Gli endecasillabi sono collegati tra loro secondo lo schema ABBA ABBA (suono/sono, core/errore; ragiono/perdono; dolore/amore), elemento che già da solo indica come la rima abbia una insostituibile funzione di organizzazione strofica del testo poetico. Ne conseguono i principali schemi e tipi di rime:

  • la rima alternata, che, nella forma ABAB, collega versi alterni; è tipica delle quartine del sonetto (ABAB ABAB), dell’ottava toscana (o “ottava rima”, una stanza di otto versi, tipica dei poemi narrativi epico-cavallereschi di Boiardo, Ariosto e Tasso, nella forma ABABABCC con distico baciato finale), dell’ottava siciliana (una ottava del tipo ABABABAB) e della sestina narrativa o “sesta rima”
  • la rima baciata, che unisce nella classica struttura AABBCC versi tra loro contigui; diffusa soprattutto nella forma del distico (due versi).
  • la rima incrociata, dove, nei quattro versi di una quartina, i due “esterni” e i due “interni” rimano tra loro, secondo lo schema ABBA CDDC. È noto che anche questo schema è assai diffuso nelle quartine del sonetto.
  • la rima incatenata (ABA BCB CDC...) che si impone, con il nome di terza rima o terzina dantesca, a partire dall’uso che Dante Alighieri ne ha fatto nella sua Commedia.

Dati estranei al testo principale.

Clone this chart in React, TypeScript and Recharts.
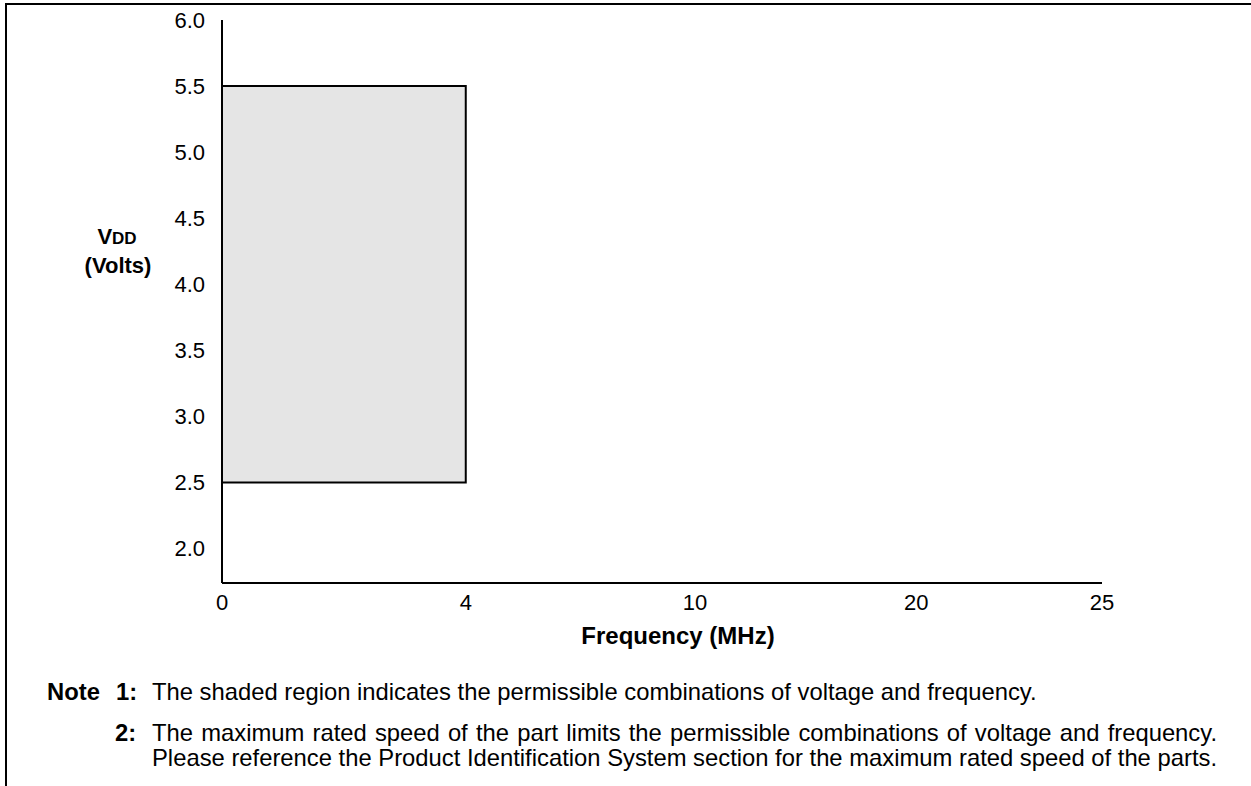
import { ComposedChart, XAxis, YAxis, ReferenceArea } from "recharts";

const FONT = '"Liberation Sans", Arial, Helvetica, sans-serif';

// The frequency axis in the datasheet is schematic: labelled stops sit at
// uneven places along the axis, so the axis runs on "stop" positions (0..1).
const freqTicks = [0, 4, 10, 20, 25];
const freqStops = [0, 0.277, 0.5375, 0.789, 1];
const voltTicks = [2.0, 2.5, 3.0, 3.5, 4.0, 4.5, 5.0, 5.5, 6.0];

// Shaded region: permissible VDD / frequency combinations
const regionFreq = [0, 4];
const regionVolt = [2.5, 5.5];

const note1 = "The shaded region indicates the permissible combinations of voltage and frequency.";
const note2 = [
  "The maximum rated speed of the part limits the permissible combinations of voltage and frequency.",
  "Please reference the Product Identification System section for the maximum rated speed of the parts.",
];

const stopOf = (f: number) => freqStops[freqTicks.indexOf(f)];

const data = regionFreq.map((f, i) => ({ stop: stopOf(f), volt: regionVolt[i] }));

function VoltTitle() {
  return (
    <text textAnchor="middle" fontFamily={FONT} fontWeight="bold" fill="#000">
      <tspan x={117} y={244} fontSize={22}>
        V
      </tspan>
      <tspan fontSize={17}>DD</tspan>
      <tspan x={118} y={273} fontSize={22}>
        (Volts)
      </tspan>
    </text>
  );
}

function FreqTitle() {
  return (
    <text x={678} y={644} textAnchor="middle" fontFamily={FONT} fontWeight="bold" fontSize={24} fill="#000">
      Frequency (MHz)
    </text>
  );
}

const tickStyle = { fill: "#000", fontSize: 22, fontFamily: FONT };
const lineStyle = { stroke: "#000", strokeWidth: 2 };

export default function App() {
  return (
    <div style={{ position: "absolute", left: 0, top: 0, width: 1251, height: 786, background: "#fff", fontFamily: FONT, color: "#000" }}>
      {/* figure frame */}
      <div style={{ position: "absolute", left: 5, top: 3, width: 1246, height: 2, background: "#000" }} />
      <div style={{ position: "absolute", left: 5, top: 3, width: 2, height: 783, background: "#000" }} />

      <div style={{ position: "absolute", left: 0, top: 0 }}>
        <ComposedChart width={1251} height={660} data={data} margin={{ top: 20, right: 149, bottom: 47, left: 162 }}>
          <XAxis
            type="number"
            dataKey="stop"
            domain={[0, 1]}
            ticks={freqStops}
            interval={0}
            tickFormatter={(v: number) => String(freqTicks[freqStops.indexOf(v)])}
            tick={tickStyle}
            tickLine={false}
            tickSize={0}
            tickMargin={11}
            axisLine={lineStyle}
            height={30}
            label={<FreqTitle />}
          />
          <YAxis
            type="number"
            dataKey="volt"
            domain={[1.74, 6]}
            ticks={voltTicks}
            interval={0}
            allowDataOverflow
            tickFormatter={(v: number) => v.toFixed(1)}
            tick={tickStyle}
            tickLine={false}
            tickSize={0}
            tickMargin={17}
            axisLine={lineStyle}
            width={60}
            label={<VoltTitle />}
          />
          <ReferenceArea
            x1={stopOf(regionFreq[0])}
            x2={stopOf(regionFreq[1])}
            y1={regionVolt[0]}
            y2={regionVolt[1]}
            fill="#e5e5e5"
            fillOpacity={1}
            stroke="#000"
            strokeWidth={2}
            ifOverflow="visible"
          />
        </ComposedChart>
      </div>

      {/* notes */}
      <div style={{ position: "absolute", top: 679, left: 0, width: 1251, fontSize: 23.8, lineHeight: "25px" }}>
        <div style={{ position: "absolute", right: 1151, top: 0, fontWeight: "bold" }}>Note</div>
        <div style={{ position: "absolute", left: 116, top: 0, fontWeight: "bold" }}>1:</div>
        <div style={{ position: "absolute", left: 152, top: 0, whiteSpace: "nowrap" }}>{note1}</div>
        <div style={{ position: "absolute", left: 115, top: 41, fontWeight: "bold" }}>2:</div>
        <div style={{ position: "absolute", left: 152, top: 41, width: 1065 }}>
          {note2.map((line) => (
            <div key={line} style={{ textAlign: "justify", textAlignLast: "justify", whiteSpace: "nowrap" }}>
              {line}
            </div>
          ))}
        </div>
      </div>
    </div>
  );
}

Casi particolari di rime incatenate sono la rima ripetuta o replicata (strofe di tre versi del tipo ABC ABC, che ritroviamo nel “piede” della canzone e nelle terzine del sonetto) e quella invertita (che segue uno schema retrogradante: ABC CBA)

 

Si capisce da subito che l’andamento delle rime si presta ai giochi stilistici dei diversi periodi socio-culturali, nonché all’inventiva del singolo poeta. Abbiamo così una vasta tipologia per classificare le rime: dalla rima facile (tra le desinenze di verbi o i suffissi degli avverbi, o tra parole ormai radicate nella percezione comune come rimanti tra loro: fare/amare; continuamente/illimitatamente; cuore/amore) alla rima difficile (detta anche “cara” o “rara” per sottolineare l’abilità stilistica di chi l’ha ideata) e a quella derivativa (in cui i due termini sono collegati da rapporto di derivazione), da quella perfetta, privilegiata nella lirica, a quella imperfetta (parleremo allora di assonanza se si mantengono solo le vocali e di consonanza se invece restano invariate le consonanti), dalla rima equivoca (che lega parole omofone ma di significato diverso) a quella ricca (in cui l’identità di suono si estende oltre l’ultima sillaba tonica). Non mancano poi casi di rime “culturali”, radicatesi come tali per fatti inerenti a fenomeni socio-letterari più che tecnico-metrici: il caso più emblematico è quello della “rima siciliana”, in cui, per la toscanizzazione dei testi della Scuola siciliana da parte dei poeti toscani del Duecento, rime che erano “perfette” uniscono ora in sede tonica la i con la é (e chiusa) e la u con la ó (o chiusa). Altri casi notevoli sono quello in cui la rima riguarda parole che non sono sempre in chiusura di verso, ma in cui una è a metà del verso (come per le rime al mezzo, spesso in coincidenza della fine di un emistichio) o quello della rima ipermetra, tipica di Pascoli ma rintracciabile anche in Montale, in cui una parola sdrucciola rima con una piana (come ne Il gelsomino notturno, o in Non chiederci la parola).

Se dunque la rima ha molte funzioni nell’organizzazione del testo poetico, essa diventa un vero e proprio elemento portatore di significato, utilissimo per l’interpretazione del testo. Se ricordiamo i primi nove versi del primo canto dell’Inferno dantesco

Nel mezzo del cammin di nostra vita
mi ritrovai per una selva oscura,
ché la diritta via era smarrita.

Ahi quanto a dir qual era è cosa dura
esta selva selvaggia e aspra e forte
che nel pensier rinova la paura!

Tant' è amara che poco è più morte;
ma per trattar del ben ch'i' vi trovai,
dirò de l'altre cose ch'i' v'ho scorte.

possiamo pensare che termini scelti da Dante già sintetizzino bene la sua situazione e ciò che l’attende: al periodo di traviamento etico ed esistenziale (vita/smarrita) corrisponde l’angoscia dello smarrimento (oscura/dura/paura), alla cui sensazione di dramma e pericolo (“selva [...] forte”) corrisponde la possibilità di raccontare ciò che si è visto nel mondo infernale (le “cose [...] scorte”, e quindi implicitamente anche una speranza di salvezza).